Intanto, arriva la notizia che il Fondo Monetario Internazionale ha espresso un “presagio alquanto oscuro e in maniera piuttosto inusuale”, come scrive su queste colonne il professor Roberto Renò: «il Monte dei Paschi non ce la potrebbe fare, e invita le autorità competenti a prepararsi a questa eventualità, anche se non dice espressamente a prepararsi per fare cosa. Ma visto anche il quadro di iniziative proposte sul sistema bancario, è chiaro che il Fondo vede molto favorevolmente la prospettiva di una Mps completamente sul mercato, e non più sotto il controllo della Fondazione» (leggi).

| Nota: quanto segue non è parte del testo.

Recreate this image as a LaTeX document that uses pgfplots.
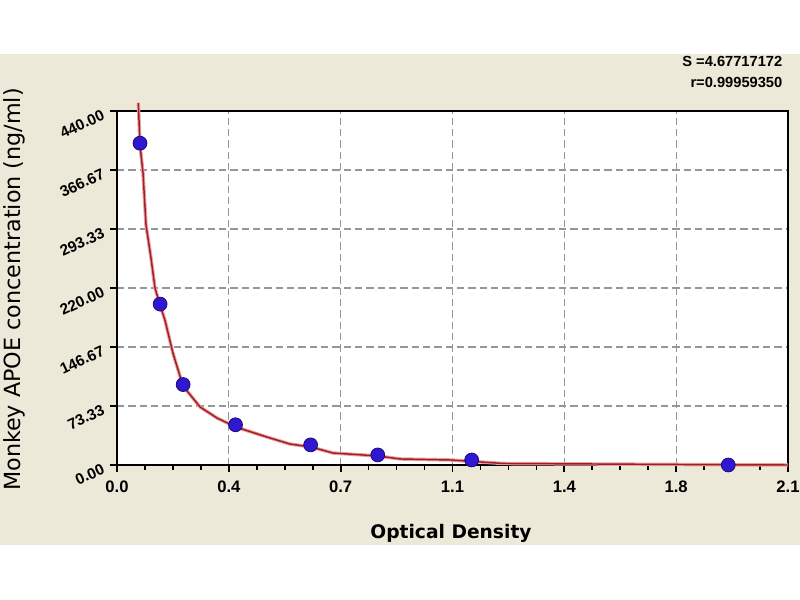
\documentclass[border=0pt]{standalone}
\usepackage{fontspec}
\setmainfont{Liberation Sans}
\newfontfamily\dejavu{DejaVu Sans}
\usepackage{pgfplots}
\pgfplotsset{compat=1.18}
\definecolor{bgbeige}{RGB}{236,233,216}
\definecolor{ptblue}{RGB}{48,24,210}
\definecolor{ptedge}{RGB}{30,10,120}
\definecolor{curvered}{RGB}{160,30,40}
\definecolor{curvepink}{RGB}{235,160,160}
\definecolor{gridgray}{RGB}{150,150,150}
\begin{document}
\begin{tikzpicture}[x=0.75pt,y=0.75pt]
\fill[white] (0,0) rectangle (800,600);
\path[use as bounding box] (0,0) rectangle (800,600);
\fill[bgbeige] (0,55) rectangle (800,546);
\begin{axis}[
  at={(87.75pt,101.25pt)}, anchor=south west,
  scale only axis, width=503.25pt, height=265.5pt,
  xmin=0, xmax=2.1, ymin=0, ymax=440,
  clip=false,
  axis background/.style={fill=white},
  axis line style={black, line width=1.5pt},
  xtick={0,0.35,0.7,1.05,1.4,1.75,2.1},
  xticklabels={0.0,0.4,0.7,1.1,1.4,1.8,2.1},
  ytick={0,73.3333,146.6667,220,293.3333,366.6667,440},
  yticklabels={0.00,73.33,146.67,220.00,293.33,366.67,440.00},
  minor x tick num=3, minor y tick num=3,
  tick align=outside, tick pos=left,
  major tick length=5.25pt, minor tick length=3.4pt,
  every tick/.style={black, line width=1.3pt},
  grid=major,
  major grid style={gridgray, line width=0.9pt, dash pattern=on 5.5pt off 3pt},
  xticklabel style={font=\bfseries\fontsize{12.5}{13}\selectfont, yshift=-3pt},
  yticklabel style={font=\bfseries\fontsize{11.5}{12}\selectfont, rotate=25, anchor=east, xshift=-2pt},
]
\addplot[curvepink, line width=2.6pt] coordinates {
(0.0667,450) (0.072,397.7) (0.0814,362.9) (0.0908,298.3) (0.1064,257.3)
(0.1189,220.0) (0.1346,198.9) (0.150,180.2) (0.175,139.2) (0.2066,98.2)
(0.260,72.1) (0.313,58.4) (0.372,47.2) (0.469,34.8) (0.541,26.1)
(0.607,22.4) (0.676,14.9) (0.817,11.2) (0.886,7.5) (1.045,6.2)
(1.208,1.9) (1.862,0.4) (2.1,0)};
\addplot[curvered, line width=1.1pt] coordinates {
(0.0667,450) (0.072,397.7) (0.0814,362.9) (0.0908,298.3) (0.1064,257.3)
(0.1189,220.0) (0.1346,198.9) (0.150,180.2) (0.175,139.2) (0.2066,98.2)
(0.260,72.1) (0.313,58.4) (0.372,47.2) (0.469,34.8) (0.541,26.1)
(0.607,22.4) (0.676,14.9) (0.817,11.2) (0.886,7.5) (1.045,6.2)
(1.208,1.9) (1.862,0.4) (2.1,0)};
\addplot[only marks, mark=*, mark size=5.2pt, mark options={fill=ptblue, draw=ptedge, line width=0.6pt}] coordinates {
(0.072,400) (0.135,200) (0.207,100) (0.371,50) (0.606,25) (0.816,12.5) (1.110,6.25) (1.913,0)};
\end{axis}
\node[font=\dejavu\bfseries\fontsize{14}{14}\selectfont] at (451,67) {Optical Density};
\node[rotate=90, font=\dejavu\fontsize{16.7}{17}\selectfont] at (14,310.5) {Monkey APOE concentration (ng/ml)};
\node[anchor=east, font=\bfseries\fontsize{11}{11}\selectfont] at (787,538.5) {S =4.67717172};
\node[anchor=east, font=\bfseries\fontsize{11}{11}\selectfont] at (787,517.5) {r=0.99959350};
\end{tikzpicture}
\end{document}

«Posso dimettermi e sono tranquillo di aver lasciato la banca in mani sicure», dichiarò Franco Ceccuzzi un anno fa quando lasciò la carica di sindaco di Siena. Verrebbe da domandare: Sicure per chi e a quali scopi? A un anno di distanza devono aver dubitato di queste rassicuranti parole alcuni buontemponi che il pomeriggio di mercoledì 3 luglio scorso scaricarono una gavettonata d’acqua sulle spalle del malcapitato ex sindaco nella centralissima via di Calzoleria. L’aria in città si fa calda e non per l’estate che è finalmente esplosa. E di questo non dubita più nessuno.